Een stylist, een kapper en een visagist kwamen een voor een over de drempel met een uitpuilend kledingrek, een rolkoffer en een sporttas vol make-up. Want dat was er allemaal voor nodig om mij toonbaar op de foto te krijgen voor een tijdschrift. “Die bril, dat gaan we dus echt niet doen,” zei de styliste meteen toen ik me aan haar voorstelde. Die moest af en in een mistige wereld zag ik hoe mijn haar in de krul ging en een dikke laag make-up op mijn gezicht werd gesmeerd.

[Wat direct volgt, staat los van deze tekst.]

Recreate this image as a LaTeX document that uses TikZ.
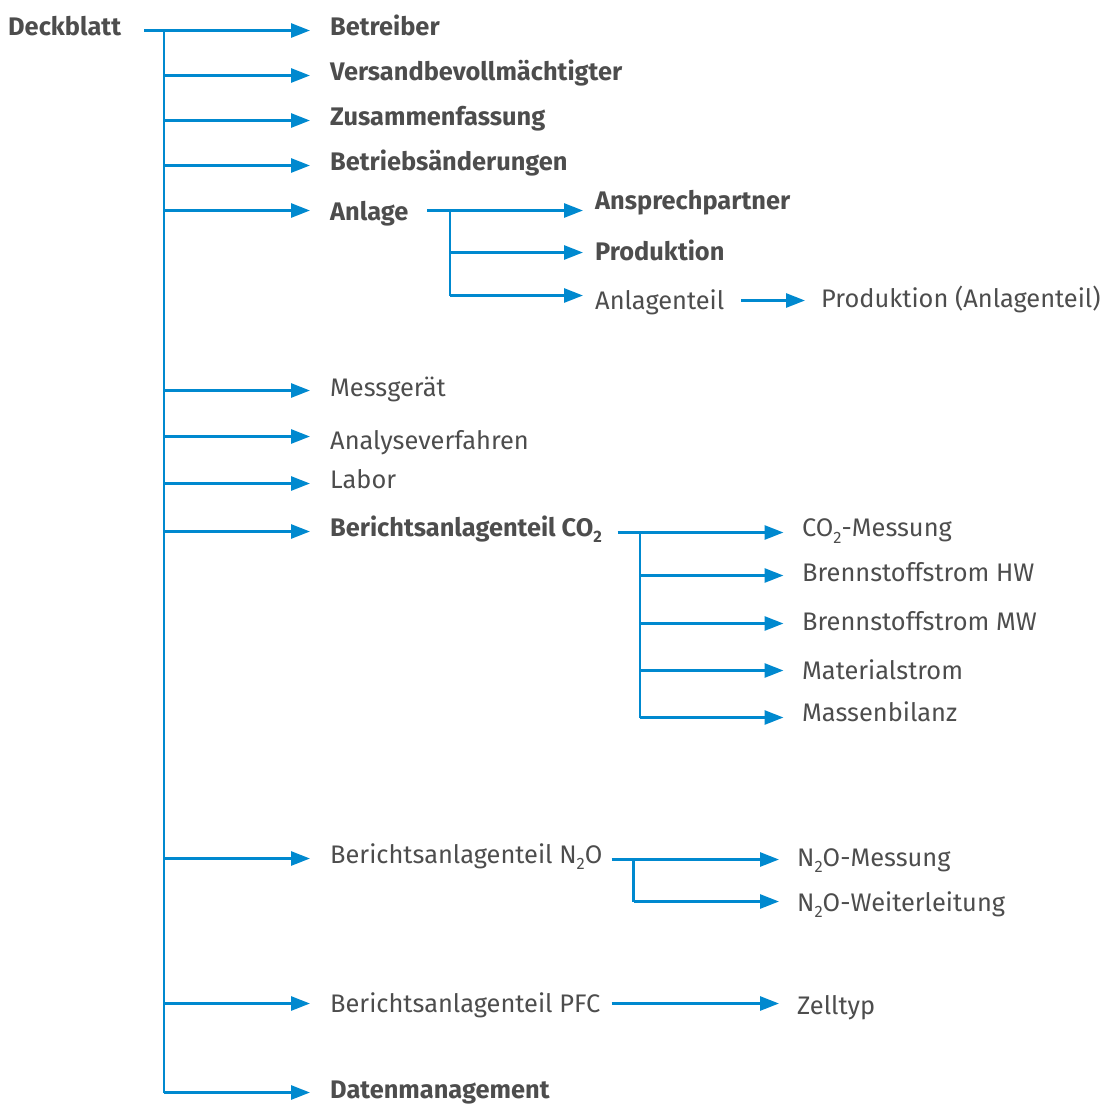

De voorbereidingen voor de foto begonnen om elf uur, om één uur zou het mode-circus weer vertrekken. Mijn haar piekt dan raar, mijn kleding rolt niet van een rekje en tja, die bril, maar lunchtijd is lunchtijd en daar weet ik wel raad mee. Voor mijn modische gasten had ik pompoensoep gemaakt, humus, een Griekse salade en als toetje een plaat vol kaneelbroodjes, warm uit de oven.
Daar kwam de fotograaf! Knipperend tegen het zonlicht, knijpend om mijn blik scherp te stellen en dan nog elegant met een homp brooddeeg op de foto, ik geef het je te doen.
Grote opluchting toen de camera weer in de tas ging en de rekken, koffers en tassen werden ingepakt. Nu lunchen! Een gezamenlijke blik op mijn fornuis: neehoor, dat eten we niet. Want koolhydraten. Da’s vergif. Dus. We moeten rennen, hoi hoi! En daar zat ik: opgemaakt als een travestiet, slechtziend rondtastend naar mijn bril, met een keuken vol eten.
Ik wil maar zeggen: fotomodel zijn is keihard en ondankbaar werk.